Jim Harkins: Boats get wrecked, people run aground, they get storm damaged and we go out and recover the boats and bring them back to our yard and decommission them. We take anything off them that can be resold and that goes into our store. The rest of the metal that comes off the boats we sort into the different uses, pump the fuel off the boats and clean the fuel, pull the water out of it, then the diesel fuel heats our warehouse and the gas runs our yard equipment.

ON: Your environmental practices are impressive. How much of the boat are you able to recycle?
JH: We recycle 99.9 percent of a boat. We get them cleaned off and cut them off at the waterline and all of the topside material gets shredded into fiberglass, which we sell to concrete plants [that] buy it to use in their concrete. The bottom paint gets ground up and burnt and used as fuel.

ON: How much of your operations run off recycled fuel?
JH: One hundred percent of our warehouse’s heating comes from recycled diesel fuel and our gas for yard machines is recycled gas. We buy very little fuel.

ON: Is that common for a salvage company?
JH: No, we’re one of the only places in New England that does this. 
There are a lot of bad things on boats for the environment, fuels especially. Boats run aground and sit there for 20 years and the fuel ends up on the ground; some paint has arsenic in it; lead from the batteries. Boats really need to be disposed of properly. Our motto is, “If it didn’t come from nature, it doesn’t belong in the ground.” Our boatyards are always clean and healthy. There are just so many derelict boats, it’s almost at an epidemic level, and something had to be done to protect the environment.
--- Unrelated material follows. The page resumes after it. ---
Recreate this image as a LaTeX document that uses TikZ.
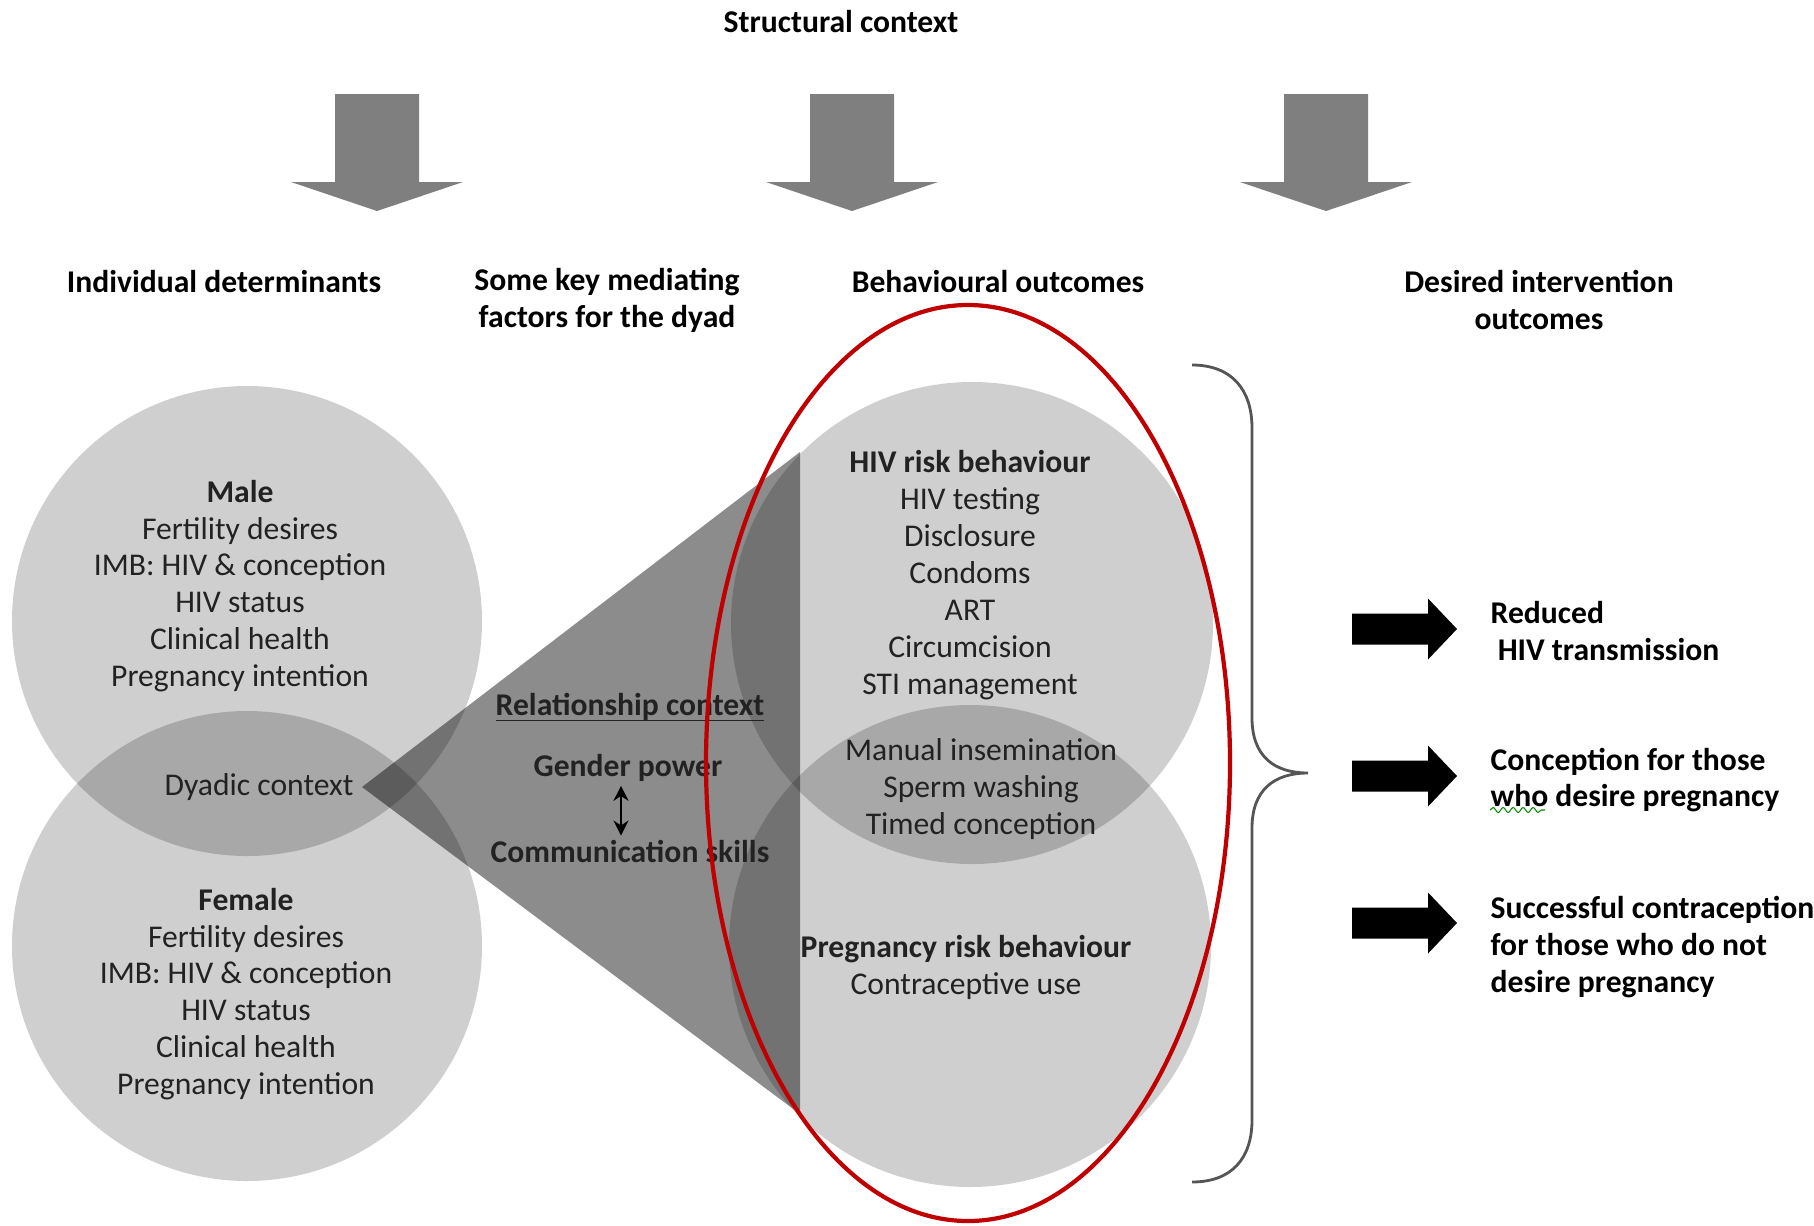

The operation removes and resells old gear and recycles the hulls of old sailboats.

Ben Heselton-Clements

ON: You are also a dealer in antiquities, how did that get started?
JH: My grandfather ran the bomb-making plant during World War II, then after the war he ran the Spring Point Decommissioning Yard. He ended up with a lot of artifacts I inherited. It was sad; after the Gulf War, the scrap prices were through the roof and a lot of these beautiful brass and bronze artifacts went to the scrap yards. Beautiful, priceless stuff went to scrap, and I wanted to try to save this stuff.

ON: Do people buy it? 
JH: A lot of times people buy it to furnish their homes. I had a stainless steel prop cage that an interior decorator from New York bought to use as a stainless steel nautical kitchen for a client.

ON: You also haul boats?
JH: The boat hauling is seasonal. We have about 600 costumers we haul for spring and fall. We’re pretty busy hauling from early May to early July — we’re nonstop boat hauling. The boat hauling phone rings again right after Labor Day and then we haul right up to early December.

ON: When you remove someone’s boat, do you buy it or do they pay you?
JH: It’s expensive to decommission a boat, so it all depends. It’s a case-by-case thing. If the salvage cost exceeds the decommission cost then we charge them for the difference, but every case is different.

ON: Any last thoughts?
JH: A lot of calls are older people who are selling their boat before going into retirement or who can’t afford to keep them anymore. It’s more than giving up the boat; it’s about growing old and not being able to do the things you want to do, so we’re very sensitive on calls like that. We always bring a bottle of champagne and the couples stand out in the street and wave goodbye. You’ve got to be really sensitive on a job like that — it’s emotional. Every salvage boat has a great story.